Dr Frans J Th Wackers, Yale University School of Medicine, New Haven, USA, presented the findings of the study at a JAMA media briefing at the National Press Club in Washington, DC.


Wackers and colleagues of the Detection of Ischemia in Asymptomatic Diabetics (DIAD) study group tested prospectively whether systematic screening for coronary artery disease would identify higher-risk individuals and beneficially affect their risk of heart attack or cardiac death. In the trial, that included 1,123 participants with type 2 diabetes and no symptoms of coronary artery disease, patients were randomly assigned to be screened (n=561) for coronary artery disease with the imaging method of adenosine-stress radionuclide myocardial perfusion imaging, or not be screened (n=562). The average follow-up was 4.8 years.


The overall cumulative five-year cardiac event rate was 2.9% and averaged .6% per year, lower than anticipated.
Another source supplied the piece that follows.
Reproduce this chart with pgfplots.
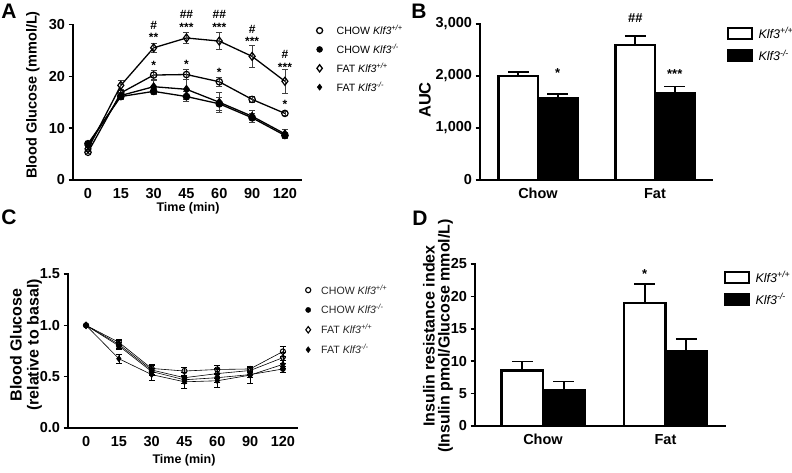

The researchers found that when analysed according to randomisation, there were 15 events (seven nonfatal heart attacks; eight cardiac deaths; 2.7%) in the screening group vs. 17 events (10 nonfatal heart attacks; seven cardiac deaths; 3%) in the no-screening group. Of those in the screened group, 409 participants (78%) with normal results and 50 (10%) with small myocardial perfusion imaging defects had lower event rates than the 33 with moderate or large MPI defects; .4% per year vs. 2.4% per year.


Coronary angiography was performed within 120 days after screening in 4.4% of 561 participants, including in 15% of 33 with moderate or large defects. In comparison, only three (.5%) of 562 participants in the no-screening group underwent angiography within 120 days after randomisation. The overall rate of coronary revascularisation was low in both groups: 5.5% in the screened group and 7.8% in the unscreened group. During the course of the study there was a significant and equivalent increase in primary medical prevention with aspirin, statins and angiotension-converting enzyme (ACE) inhibitors in both groups.


“The strategy of routine screening for coronary artery disease in patients with type 2 diabetes is based on the premise that testing could accurately identify a significant number of individuals at particularly high risk and lead to various interventions that prevent cardiac events. However, the results of the DIAD study would appear to refute this notion,” the authors wrote. “… participants had a low cardiac event rate and the identification of participants with abnormal screening results did not serve to eliminate their risk over five years of follow-up.”


“However, rather than viewing this study as a negative screening study, clinicians might consider the results as a positive message: patients with type 2 diabetes without symptoms to suggest CAD, receiving contemporary medical care, close follow-up, and appropriate diagnostic evaluation for symptoms of ischemia have relatively favorable outcomes in the current era.”